To the extent that metaphors reveal how we think, they also suggest ways that physical manipulation might be used to shape our thought. In essence, that is what much metaphor research entails. And while psychologists have thus far been primarily interested in using such manipulations simply to tease out an observable effect, there’s no reason that they couldn’t be put to other uses as well, by marketers, architects, teachers, parents, and litigators, among others.
A few psychologists have begun to ponder applications. Ackerman, for example, is looking at the impact of perceptions of hardness on our sense of difficulty. The study is ongoing, but he says he is finding that something as simple as sitting on a hard chair makes people think of a task as harder. If those results hold up, he suggests, it might make sense for future treaty negotiators to take a closer look at everything from the desks to the upholstery of the places where they meet. Nils Jostmann, the lead author of the weight study, suggests that pollsters might want to take his findings to heart: heavier clipboards and heavier pens for issues that they want considered answers for, lighter ones for questions that they want gut reactions on.

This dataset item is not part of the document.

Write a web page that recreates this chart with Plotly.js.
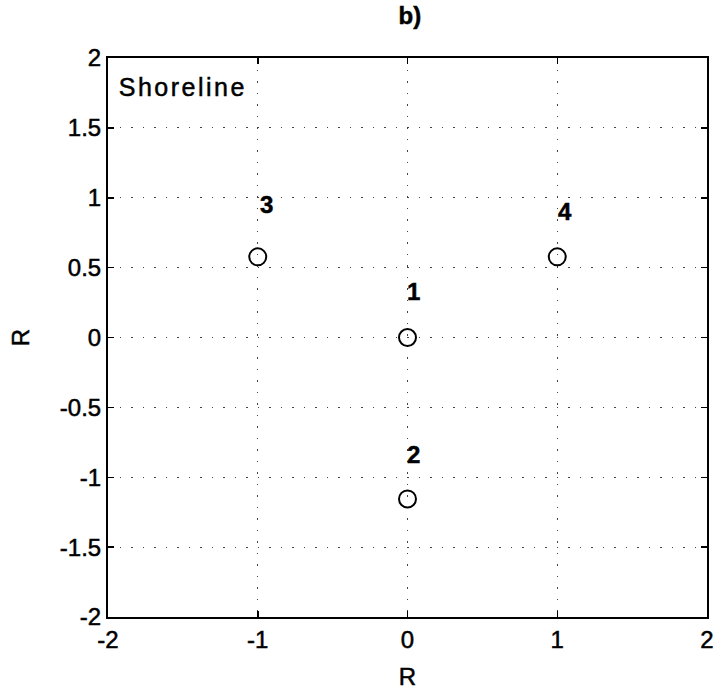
<!DOCTYPE html>
<html>
<head>
<meta charset="utf-8">
<script src="https://cdn.plot.ly/plotly-3.0.1.min.js"></script>
<style>
  html, body { margin: 0; padding: 0; background: #fff; }
  #chart { width: 716px; height: 695px; }
  /* slightly heavier strokes for all lettering */
  #chart svg text { stroke: #000; stroke-width: 0.5px; }
</style>
</head>
<body>
<div id="chart"></div>
<script>
// Station positions (units of R)
const stationIds = ['1', '2', '3', '4'];
const stationX = [0, 0, -1, 1];
const stationY = [0, -1.155, 0.577, 0.577];

// Where each station number is written
const labelX = [0.04, 0.04, -0.94, 1.05];
const labelY = [0.33, -0.84, 0.95, 0.9];

const xTicks = [-2, -1, 0, 1, 2];
const yTicks = [-2, -1.5, -1, -0.5, 0, 0.5, 1, 1.5, 2];

const family = 'Liberation Sans, Arial, sans-serif';
const font = { family: family, size: 24, color: '#000' };

const trace = {
  x: stationX,
  y: stationY,
  mode: 'markers',
  type: 'scatter',
  marker: { symbol: 'circle-open', size: 17, color: '#000', line: { width: 2, color: '#000' } },
  hoverinfo: 'skip',
  cliponaxis: false
};

const annotations = stationIds.map((id, i) => ({
  x: labelX[i], y: labelY[i], xref: 'x', yref: 'y',
  text: '<b>' + id + '</b>', showarrow: false,
  font: font, xanchor: 'center', yanchor: 'middle'
}));
annotations.push({
  x: 0.033, y: 0.976, xref: 'paper', yref: 'paper',
  text: 'Shoreline', showarrow: false,
  font: { family: family, size: 25, color: '#000' },
  xanchor: 'left', yanchor: 'top'
});

const axisCommon = {
  showline: true, linecolor: '#000', linewidth: 2, mirror: 'ticks',
  ticks: 'inside', ticklen: 6, tickwidth: 1.5, tickcolor: '#000',
  showgrid: true, gridcolor: '#444', gridwidth: 1, griddash: '1.5px,10px',
  zeroline: false, tickfont: font, fixedrange: true
};

const layout = {
  width: 716, height: 695,
  margin: { l: 108, r: 9, t: 58, b: 78 },
  paper_bgcolor: '#fff', plot_bgcolor: '#fff',
  showlegend: false,
  title: { text: '<b>b)</b>', font: font, x: 0.504, xref: 'paper', xanchor: 'center', y: 0.977, yanchor: 'middle' },
  xaxis: Object.assign({}, axisCommon, {
    range: [-2, 2], tickvals: xTicks, ticktext: xTicks.map(String),
    title: { text: 'R', font: font, standoff: 16 }
  }),
  yaxis: Object.assign({}, axisCommon, {
    range: [-2, 2], tickvals: yTicks, ticktext: yTicks.map(String),
    title: { text: 'R', font: font, standoff: 23 }
  }),
  annotations: annotations
};

Plotly.newPlot('chart', [trace], layout, { displayModeBar: false, staticPlot: true }).then(() => {
  // widen the tracking of the corner caption
  document.querySelectorAll('.annotation-text').forEach(t => {
    if (t.textContent === 'Shoreline') t.style.letterSpacing = '2.5px';
  });
});
</script>
</body>
</html>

How much of an effect these tweaks might have in a real-world setting, researchers emphasize, remains to be seen. Still, it probably couldn’t hurt to try a few in your own life. When inviting a new friend over, suggest a cup of hot tea rather than a cold beer. Keep a supply of soft, smooth objects on hand at work--polished pebbles, maybe, or a silk handkerchief--in case things start to feel too daunting. And if you feel a sudden pang of guilt about some long-ago transgression, try taking a shower.